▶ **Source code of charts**
▬▬▬

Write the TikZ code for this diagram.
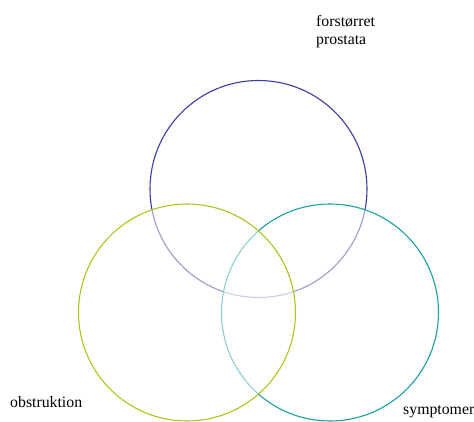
\documentclass[tikz,border=0pt]{standalone}
\usepackage{fontspec}
\setmainfont{Liberation Serif}
\begin{document}
\begin{tikzpicture}[x=1pt,y=-1pt,
  ring/.style={line width=1.1pt, fill=white, fill opacity=0.5, draw opacity=1},
  lbl/.style={font=\fontsize{15.8}{17.2}\selectfont, inner sep=0pt, align=left}]
\useasboundingbox (0,0) rectangle (474,421);
\definecolor{cblue}{RGB}{58,58,160}
\definecolor{cgreen}{RGB}{166,200,30}
\definecolor{cteal}{RGB}{28,160,160}
\draw[ring, draw=cblue] (258.5,189) circle[radius=108.5] node (top) {};
\draw[ring, draw=cteal] (330,312.5) circle[radius=108.5] node (right) {};
\draw[ring, draw=cgreen] (187,312.5) circle[radius=108.5] node (left) {};
\node[lbl, anchor=base west] (ltop) at (316,44) {forstørret\\prostata};
\node[lbl, anchor=base west] (lleft) at (10,407) {obstruktion};
\node[lbl, anchor=base west] (lright) at (403,414) {symptomer};
\end{tikzpicture}
\end{document}
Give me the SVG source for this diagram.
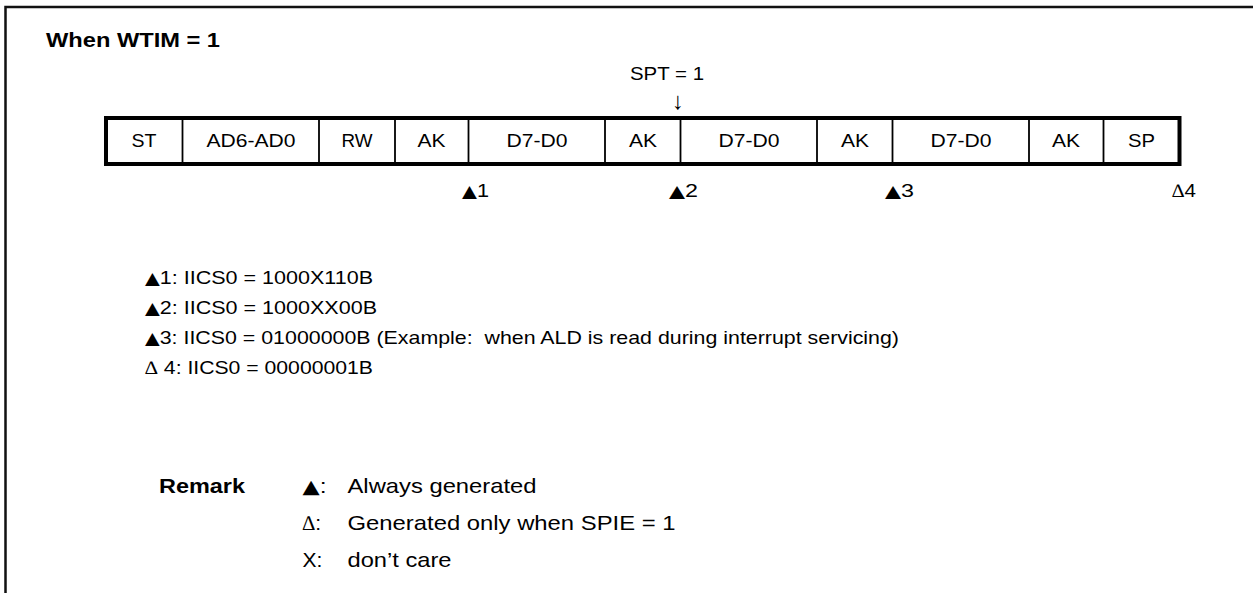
<svg xmlns="http://www.w3.org/2000/svg" width="1253" height="593" viewBox="0 0 1253 593">
<style>
  .t { font-family: "Liberation Sans", Arial, sans-serif; font-size: 19px; fill: #000; }
  .b { font-family: "Liberation Sans", Arial, sans-serif; font-size: 21px; font-weight: bold; fill: #000; }
  .r { font-family: "Liberation Sans", Arial, sans-serif; font-size: 21px; fill: #000; }
  .c { text-anchor: middle; }
  .sym { font-family: "Liberation Serif", "Times New Roman", serif; }
  .tri { font-family: "DejaVu Sans", sans-serif; font-size: 17px; }
  .arr { font-family: "Liberation Serif", serif; font-size: 24px; }
  .frame { fill: none; stroke: #111; stroke-width: 2.5; }
  .box { fill: #fff; stroke: #000; stroke-width: 4; }
  .div { stroke: #000; stroke-width: 1.8; }
</style>
<rect width="1253" height="593" fill="#fff"/>
<path class="frame" d="M5.5 593 V7 H1253"/>

<g id="title"><text class="b" x="46" y="47" textLength="174" lengthAdjust="spacingAndGlyphs">When WTIM = 1</text></g>
<g id="spt"><text class="t" x="630" y="80" textLength="74" lengthAdjust="spacingAndGlyphs">SPT = 1</text></g>

<g id="connectors">
  <text class="t c arr" x="678" y="109">↓</text>
</g>

<g id="frame-box">
  <rect class="box" x="106" y="118" width="1073.5" height="46"/>
  <line class="div" x1="182.5" y1="118" x2="182.5" y2="164"/>
  <line class="div" x1="319" y1="118" x2="319" y2="164"/>
  <line class="div" x1="395" y1="118" x2="395" y2="164"/>
  <line class="div" x1="468.5" y1="118" x2="468.5" y2="164"/>
  <line class="div" x1="605" y1="118" x2="605" y2="164"/>
  <line class="div" x1="680.5" y1="118" x2="680.5" y2="164"/>
  <line class="div" x1="817" y1="118" x2="817" y2="164"/>
  <line class="div" x1="892.5" y1="118" x2="892.5" y2="164"/>
  <line class="div" x1="1029" y1="118" x2="1029" y2="164"/>
  <line class="div" x1="1103.5" y1="118" x2="1103.5" y2="164"/>
</g>
<g id="cell-st"><text class="t c" x="144" y="147" textLength="25" lengthAdjust="spacingAndGlyphs">ST</text></g>
<g id="cell-ad"><text class="t c" x="251" y="147" textLength="89" lengthAdjust="spacingAndGlyphs">AD6-AD0</text></g>
<g id="cell-rw"><text class="t c" x="357" y="147" textLength="31" lengthAdjust="spacingAndGlyphs">RW</text></g>
<g id="cell-ak1"><text class="t c" x="431.5" y="147" textLength="28" lengthAdjust="spacingAndGlyphs">AK</text></g>
<g id="cell-d1"><text class="t c" x="537" y="147" textLength="61" lengthAdjust="spacingAndGlyphs">D7-D0</text></g>
<g id="cell-ak2"><text class="t c" x="643" y="147" textLength="28" lengthAdjust="spacingAndGlyphs">AK</text></g>
<g id="cell-d2"><text class="t c" x="749" y="147" textLength="61" lengthAdjust="spacingAndGlyphs">D7-D0</text></g>
<g id="cell-ak3"><text class="t c" x="855" y="147" textLength="28" lengthAdjust="spacingAndGlyphs">AK</text></g>
<g id="cell-d3"><text class="t c" x="961" y="147" textLength="61" lengthAdjust="spacingAndGlyphs">D7-D0</text></g>
<g id="cell-ak4"><text class="t c" x="1066" y="147" textLength="28" lengthAdjust="spacingAndGlyphs">AK</text></g>
<g id="cell-sp"><text class="t c" x="1141.5" y="147" textLength="27" lengthAdjust="spacingAndGlyphs">SP</text></g>

<g id="mark1"><text class="t" x="462" y="197" textLength="27" lengthAdjust="spacingAndGlyphs"><tspan class="tri">▲</tspan>1</text></g>
<g id="mark2"><text class="t" x="669" y="197" textLength="29" lengthAdjust="spacingAndGlyphs"><tspan class="tri">▲</tspan>2</text></g>
<g id="mark3"><text class="t" x="885" y="197" textLength="29" lengthAdjust="spacingAndGlyphs"><tspan class="tri">▲</tspan>3</text></g>
<g id="mark4"><text class="t" x="1172" y="197" textLength="24" lengthAdjust="spacingAndGlyphs"><tspan class="sym">∆</tspan>4</text></g>

<g id="legend1"><text class="t" x="145" y="284" textLength="228" lengthAdjust="spacingAndGlyphs"><tspan class="tri">▲</tspan>1: IICS0 = 1000X110B</text></g>
<g id="legend2"><text class="t" x="145" y="314" textLength="232" lengthAdjust="spacingAndGlyphs"><tspan class="tri">▲</tspan>2: IICS0 = 1000XX00B</text></g>
<g id="legend3"><text class="t" x="145" y="344" textLength="754" lengthAdjust="spacingAndGlyphs" xml:space="preserve"><tspan class="tri">▲</tspan>3: IICS0 = 01000000B (Example:  when ALD is read during interrupt servicing)</text></g>
<g id="legend4"><text class="t" x="145" y="374" textLength="228" lengthAdjust="spacingAndGlyphs"><tspan class="sym">∆</tspan> 4: IICS0 = 00000001B</text></g>

<g id="remark">
  <text class="b" x="159" y="493" textLength="86" lengthAdjust="spacingAndGlyphs">Remark</text>
  <text class="r" x="302.5" y="493" textLength="24" lengthAdjust="spacingAndGlyphs"><tspan class="tri" style="font-size:19px">▲</tspan>:</text>
  <text class="r" x="347.5" y="493" textLength="189" lengthAdjust="spacingAndGlyphs">Always generated</text>
  <text class="r" x="302.5" y="530"><tspan class="sym">∆</tspan>:</text>
  <text class="r" x="347.5" y="530" textLength="328" lengthAdjust="spacingAndGlyphs">Generated only when SPIE = 1</text>
  <text class="r" x="302.5" y="567">X:</text>
  <text class="r" x="347.5" y="567" textLength="104" lengthAdjust="spacingAndGlyphs">don’t care</text>
</g>
</svg>
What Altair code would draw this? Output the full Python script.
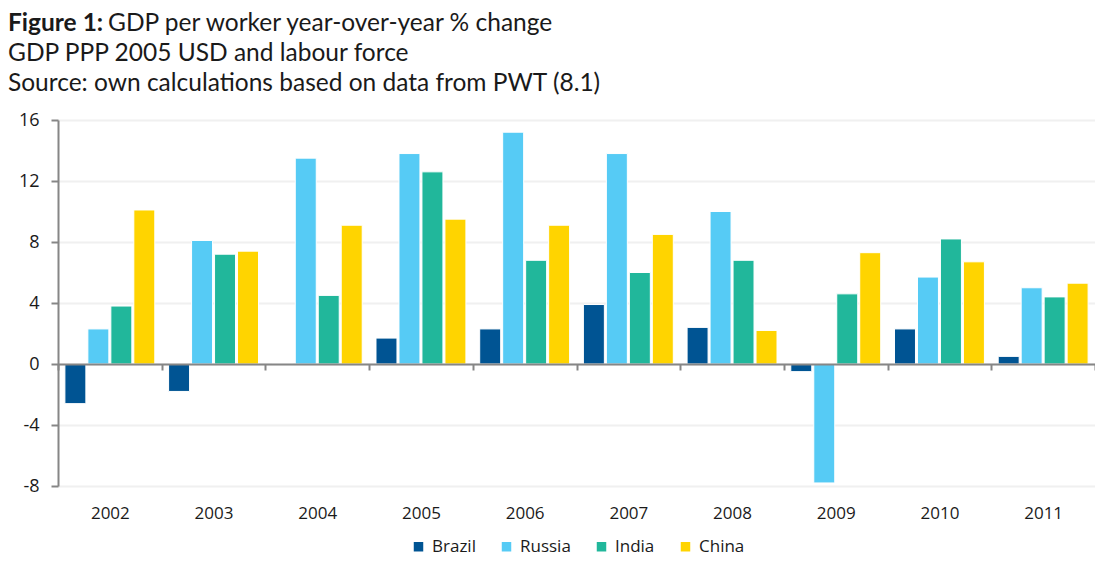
import altair as alt
import pandas as pd

years = ["2002", "2003", "2004", "2005", "2006", "2007", "2008", "2009", "2010", "2011"]
countries = ["Brazil", "Russia", "India", "China"]
brazil = [-2.6, -1.8, 0.0, 1.7, 2.3, 3.9, 2.4, -0.5, 2.3, 0.5]
russia = [2.3, 8.1, 13.5, 13.8, 15.2, 13.8, 10.0, -7.8, 5.7, 5.0]
india = [3.8, 7.2, 4.5, 12.6, 6.8, 6.0, 6.8, 4.6, 8.2, 4.4]
china = [10.1, 7.4, 9.1, 9.5, 9.1, 8.5, 2.2, 7.3, 6.7, 5.3]
colors = ["#005493", "#56CBF5", "#21B79B", "#FFD400"]
y_ticks = [-8, -4, 0, 4, 8, 12, 16]

title_bold = "Figure 1:"
title_rest = "GDP per worker year-over-year % change"
subtitle_1 = "GDP PPP 2005 USD and labour force"
subtitle_2 = "Source: own calculations based on data from PWT (8.1)"

rows = []
for i, yr in enumerate(years):
    for c, vals in zip(countries, [brazil, russia, india, china]):
        rows.append({"year": yr, "country": c, "value": vals[i]})
df = pd.DataFrame(rows)

W, H = 1037, 366
AX = "#868686"
TXT = "#1a1a1a"
TFS = 24.5

bars = alt.Chart(df).mark_bar(stroke="white", strokeWidth=1).encode(
    x=alt.X(
        "year:N",
        sort=years,
        scale=alt.Scale(paddingInner=0, paddingOuter=0),
        axis=alt.Axis(
            title=None, orient="bottom", offset=-122,
            domainColor=AX, domainWidth=2,
            tickColor=AX, tickWidth=2, tickSize=6, tickBand="extent",
            labelAngle=0, labelFont="Open Sans", labelFontSize=17,
            labelColor=TXT, labelBaseline="middle", labelPadding=143,
            grid=False, zindex=1,
        ),
    ),
    xOffset=alt.XOffset(
        "country:N", sort=countries,
        scale=alt.Scale(paddingInner=0.087, paddingOuter=0.3),
    ),
    y=alt.Y(
        "value:Q",
        scale=alt.Scale(domain=[-8, 16], nice=False, zero=False),
        axis=alt.Axis(
            title=None, values=y_ticks, labelExpr="'' + datum.value",
            domainColor=AX, domainWidth=2,
            tickColor=AX, tickWidth=2, tickSize=7,
            labelFont="Open Sans", labelFontSize=18, labelColor=TXT,
            labelPadding=12,
            grid=True, gridColor="#F0F0F0", gridWidth=2,
        ),
    ),
    color=alt.Color(
        "country:N", sort=countries,
        scale=alt.Scale(domain=countries, range=colors),
        legend=alt.Legend(
            title=None, orient="none", legendX=352, legendY=418,
            direction="horizontal", symbolType="square", symbolSize=90,
            symbolStrokeWidth=0, labelFont="Open Sans", labelFontSize=17,
            labelColor=TXT, labelOffset=5, columnPadding=22, padding=0,
        ),
    ),
)

one = pd.DataFrame({"k": [0]})
t1 = alt.Chart(one).mark_text(
    text=title_bold, font="Lato", fontSize=TFS, fontWeight="bold",
    align="left", baseline="middle", color=TXT,
).encode(x=alt.value(-50), y=alt.value(-96))
t2 = alt.Chart(one).mark_text(
    text=title_rest, font="Lato", fontSize=TFS,
    align="left", baseline="middle", color=TXT,
).encode(x=alt.value(50), y=alt.value(-96))
t3 = alt.Chart(one).mark_text(
    text=subtitle_1, font="Lato", fontSize=TFS,
    align="left", baseline="middle", color=TXT,
).encode(x=alt.value(-50), y=alt.value(-66))
t4 = alt.Chart(one).mark_text(
    text=subtitle_2, font="Lato", fontSize=TFS,
    align="left", baseline="middle", color=TXT,
).encode(x=alt.value(-50), y=alt.value(-36))

chart = alt.layer(bars, t1, t2, t3, t4).properties(
    width=W, height=H,
    autosize=alt.AutoSizeParams(type="none"),
    padding={"left": 50, "top": 112, "right": 0, "bottom": 75},
).configure_view(stroke=None)

chart.save("out.html", embed_options={"renderer": "svg", "actions": False})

▬▬▬

▶ **INSTRUCTIONS TO FOLLOW**
Find the lines that include the string "this", then copy each of them.

▶ **TASK RESPONSE**
Write the TikZ code for this diagram.
Give me the SVG source for this diagram.
What Altair code would draw this? Output the full Python script.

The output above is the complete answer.